Все вышли в столовую.

«Прощайте, миленькие малютки!» сказал Чичиков, увидевши Алкида и Фемистоклюса, которые занимались каким-то деревянным гусаром, у которого уже не было ни руки, ни носа. «Прощайте, мои крошки. Вы извините меня, что я не привез вам гостинца, потому что, признаюсь, не знал даже, живете ли вы на свете; но теперь, как приеду, непременно привезу. Тебе привезу саблю; хочешь саблю?»

«Хочу», отвечал Фемистоклюс.

«А тебе барабан; не правда ли, тебе барабан?» продолжал он, наклонившись к Алкиду.

«Парапан», отвечал шопотом и потупив голову Алкид.

«Хорошо, я тебе привезу барабан. Такой славный барабан!.. Этак всё будет: туррр... ру... тра-та-та, та-та-та... Прощай, душенька! Прощай!» Тут поцеловал он его в голову и обратился к Манилову и его супруге с небольшим смехом, с каким обыкновенно обращаются к родителям, давая им знать о невинности желаний их детей.

«Право, останьтесь, Павел Иванович!» сказал Манилов, когда уже все вышли на крыльцо. «Посмотрите, какие тучи».

«Это маленькие тучки», отвечал Чичиков.

«Да знаете ли вы дорогу к Собакевичу?»

«Об этом хочу спросить вас».

«Позвольте, я сейчас расскажу вашему кучеру». Тут Манилов с такою же любезностию рассказал дело кучеру, и сказал ему даже один раз: вы.

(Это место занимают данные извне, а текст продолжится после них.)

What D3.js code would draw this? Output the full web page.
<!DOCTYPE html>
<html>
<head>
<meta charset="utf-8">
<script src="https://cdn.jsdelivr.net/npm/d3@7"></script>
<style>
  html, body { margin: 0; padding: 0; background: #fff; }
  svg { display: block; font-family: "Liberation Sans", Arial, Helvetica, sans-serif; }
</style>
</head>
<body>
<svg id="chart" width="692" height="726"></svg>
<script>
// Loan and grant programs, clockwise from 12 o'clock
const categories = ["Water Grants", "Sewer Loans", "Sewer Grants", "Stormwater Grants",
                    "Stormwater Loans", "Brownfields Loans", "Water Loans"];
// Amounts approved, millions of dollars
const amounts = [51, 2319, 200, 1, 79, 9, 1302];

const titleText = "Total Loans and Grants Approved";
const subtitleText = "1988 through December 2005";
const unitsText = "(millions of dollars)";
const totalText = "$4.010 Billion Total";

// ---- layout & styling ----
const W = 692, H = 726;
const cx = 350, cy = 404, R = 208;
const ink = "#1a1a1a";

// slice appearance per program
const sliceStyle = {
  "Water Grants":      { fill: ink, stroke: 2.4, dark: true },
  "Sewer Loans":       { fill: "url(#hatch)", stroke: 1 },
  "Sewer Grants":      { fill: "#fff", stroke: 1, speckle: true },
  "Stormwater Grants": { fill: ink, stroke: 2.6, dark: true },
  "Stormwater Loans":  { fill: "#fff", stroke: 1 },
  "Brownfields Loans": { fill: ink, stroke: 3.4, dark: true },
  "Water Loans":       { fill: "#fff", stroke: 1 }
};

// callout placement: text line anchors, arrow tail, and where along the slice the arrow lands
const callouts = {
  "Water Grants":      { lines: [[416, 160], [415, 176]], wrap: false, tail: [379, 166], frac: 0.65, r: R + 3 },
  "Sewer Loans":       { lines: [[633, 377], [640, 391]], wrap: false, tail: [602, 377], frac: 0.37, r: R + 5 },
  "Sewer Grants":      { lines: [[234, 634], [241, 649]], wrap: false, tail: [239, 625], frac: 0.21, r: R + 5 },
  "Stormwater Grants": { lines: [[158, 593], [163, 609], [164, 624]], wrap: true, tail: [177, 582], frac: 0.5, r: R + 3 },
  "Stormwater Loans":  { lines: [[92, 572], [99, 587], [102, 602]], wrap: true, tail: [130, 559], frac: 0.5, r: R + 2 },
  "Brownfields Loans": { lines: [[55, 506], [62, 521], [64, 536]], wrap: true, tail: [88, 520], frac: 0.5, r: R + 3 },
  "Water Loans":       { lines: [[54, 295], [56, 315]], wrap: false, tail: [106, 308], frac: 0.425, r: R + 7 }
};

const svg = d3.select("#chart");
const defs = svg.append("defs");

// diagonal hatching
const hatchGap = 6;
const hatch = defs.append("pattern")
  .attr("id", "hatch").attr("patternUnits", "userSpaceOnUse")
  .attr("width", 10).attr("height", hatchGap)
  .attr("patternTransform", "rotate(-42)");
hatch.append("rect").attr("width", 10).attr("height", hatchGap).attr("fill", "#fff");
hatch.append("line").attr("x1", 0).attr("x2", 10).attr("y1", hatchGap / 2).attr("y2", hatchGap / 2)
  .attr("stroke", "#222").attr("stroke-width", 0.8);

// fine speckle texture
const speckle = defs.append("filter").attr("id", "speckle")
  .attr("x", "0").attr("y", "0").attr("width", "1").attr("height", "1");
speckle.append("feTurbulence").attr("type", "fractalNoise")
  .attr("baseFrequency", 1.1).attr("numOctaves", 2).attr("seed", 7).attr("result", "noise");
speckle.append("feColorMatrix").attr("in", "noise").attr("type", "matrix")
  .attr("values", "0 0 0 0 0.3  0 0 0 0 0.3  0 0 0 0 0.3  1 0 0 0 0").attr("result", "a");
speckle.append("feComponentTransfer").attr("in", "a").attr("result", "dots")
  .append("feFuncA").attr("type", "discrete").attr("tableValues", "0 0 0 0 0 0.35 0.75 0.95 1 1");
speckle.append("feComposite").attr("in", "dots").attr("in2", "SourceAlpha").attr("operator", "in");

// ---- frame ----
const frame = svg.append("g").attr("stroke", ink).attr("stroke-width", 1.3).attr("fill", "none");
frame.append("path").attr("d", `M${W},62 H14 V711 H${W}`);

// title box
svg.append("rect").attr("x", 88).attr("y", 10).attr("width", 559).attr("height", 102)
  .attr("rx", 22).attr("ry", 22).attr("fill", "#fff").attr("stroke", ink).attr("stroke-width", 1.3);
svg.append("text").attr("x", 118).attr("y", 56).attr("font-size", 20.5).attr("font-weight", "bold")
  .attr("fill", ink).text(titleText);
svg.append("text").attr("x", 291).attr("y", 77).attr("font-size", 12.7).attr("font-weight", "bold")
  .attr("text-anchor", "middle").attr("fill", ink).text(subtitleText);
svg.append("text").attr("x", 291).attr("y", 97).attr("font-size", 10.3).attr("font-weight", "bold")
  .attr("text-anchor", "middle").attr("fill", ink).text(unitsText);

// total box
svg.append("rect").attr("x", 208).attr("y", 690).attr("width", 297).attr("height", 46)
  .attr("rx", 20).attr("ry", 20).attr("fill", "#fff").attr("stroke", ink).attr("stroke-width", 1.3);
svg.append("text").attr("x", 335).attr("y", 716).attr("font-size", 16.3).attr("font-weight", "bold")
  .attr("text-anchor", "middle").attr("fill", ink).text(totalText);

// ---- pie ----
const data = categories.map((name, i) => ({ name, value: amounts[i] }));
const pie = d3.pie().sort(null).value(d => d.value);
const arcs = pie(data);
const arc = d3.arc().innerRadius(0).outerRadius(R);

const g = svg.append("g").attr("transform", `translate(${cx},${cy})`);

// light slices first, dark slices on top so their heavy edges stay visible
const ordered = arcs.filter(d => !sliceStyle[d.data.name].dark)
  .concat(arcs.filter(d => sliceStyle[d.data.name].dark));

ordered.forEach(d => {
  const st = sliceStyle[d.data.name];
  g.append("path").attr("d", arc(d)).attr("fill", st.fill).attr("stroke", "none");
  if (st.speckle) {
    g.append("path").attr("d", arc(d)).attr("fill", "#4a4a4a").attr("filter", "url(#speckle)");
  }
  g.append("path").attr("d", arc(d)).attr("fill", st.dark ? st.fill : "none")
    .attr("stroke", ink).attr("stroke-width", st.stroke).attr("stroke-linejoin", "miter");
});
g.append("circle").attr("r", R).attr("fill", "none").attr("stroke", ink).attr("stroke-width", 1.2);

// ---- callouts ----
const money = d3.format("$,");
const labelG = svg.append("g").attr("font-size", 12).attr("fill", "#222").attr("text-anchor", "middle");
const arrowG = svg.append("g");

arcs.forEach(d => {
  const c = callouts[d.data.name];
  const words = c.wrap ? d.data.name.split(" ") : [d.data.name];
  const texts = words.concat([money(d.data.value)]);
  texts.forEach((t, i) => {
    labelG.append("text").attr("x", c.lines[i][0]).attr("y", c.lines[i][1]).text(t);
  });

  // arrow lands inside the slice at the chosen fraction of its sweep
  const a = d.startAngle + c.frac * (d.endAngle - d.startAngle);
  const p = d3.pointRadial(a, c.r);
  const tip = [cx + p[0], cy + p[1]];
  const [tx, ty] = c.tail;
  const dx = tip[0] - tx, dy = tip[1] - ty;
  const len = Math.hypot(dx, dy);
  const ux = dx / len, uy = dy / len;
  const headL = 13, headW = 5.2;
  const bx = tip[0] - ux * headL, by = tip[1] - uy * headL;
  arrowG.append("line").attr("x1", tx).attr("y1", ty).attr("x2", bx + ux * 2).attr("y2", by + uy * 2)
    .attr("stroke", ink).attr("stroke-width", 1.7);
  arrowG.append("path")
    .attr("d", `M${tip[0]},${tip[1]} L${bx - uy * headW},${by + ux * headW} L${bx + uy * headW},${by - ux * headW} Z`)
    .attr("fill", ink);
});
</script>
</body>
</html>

Кучер, услышав, что нужно пропустить два поворота и поворотить на третий, сказал: «Потрафим, ваше благородие», и Чичиков уехал, сопровождаемый долго поклонами и маханьями платка приподымавшихся на цыпочках хозяев.

Манилов долго стоял на крыльце, провожая глазами удалявшуюся бричку, и когда она уже совершенно стала не видна, он всё еще стоял, куря трубку. Наконец вошел он в комнату, сел на стуле и предался размышлению, душевно радуясь, что доставил гостю своему небольшое удовольствие. Потом мысли его перенеслись незаметно к другим предметам и наконец занеслись бог знает куда. Он думал о благополучии дружеской жизни, о том, как бы хорошо было жить с другом на берегу какой-нибудь реки, потом чрез эту реку начал строиться у него мост, потом огромнейший дом с таким высоким бельведером, что можно оттуда видеть даже Москву, и там пить вечером чай на открытом воздухе и рассуждать о каких-нибудь приятных предметах. — Потом, что они вместе с Чичиковым приехали в какое-то общество, в хороших каретах, где обворожают всех приятностию обращения, и что будто бы государь, узнавши о такой их дружбе, пожаловал их генералами, и далее наконец бог знает что такое, чего уже он и сам никак не мог разобрать. Странная просьба Чичикова прервала вдруг все его мечтания. Мысль о ней как-то особенно не варилась в его голове: как ни переворачивал он ее, но никак не мог изъяснить себе, и всё время сидел он и курил трубку, что тянулось до самого ужина.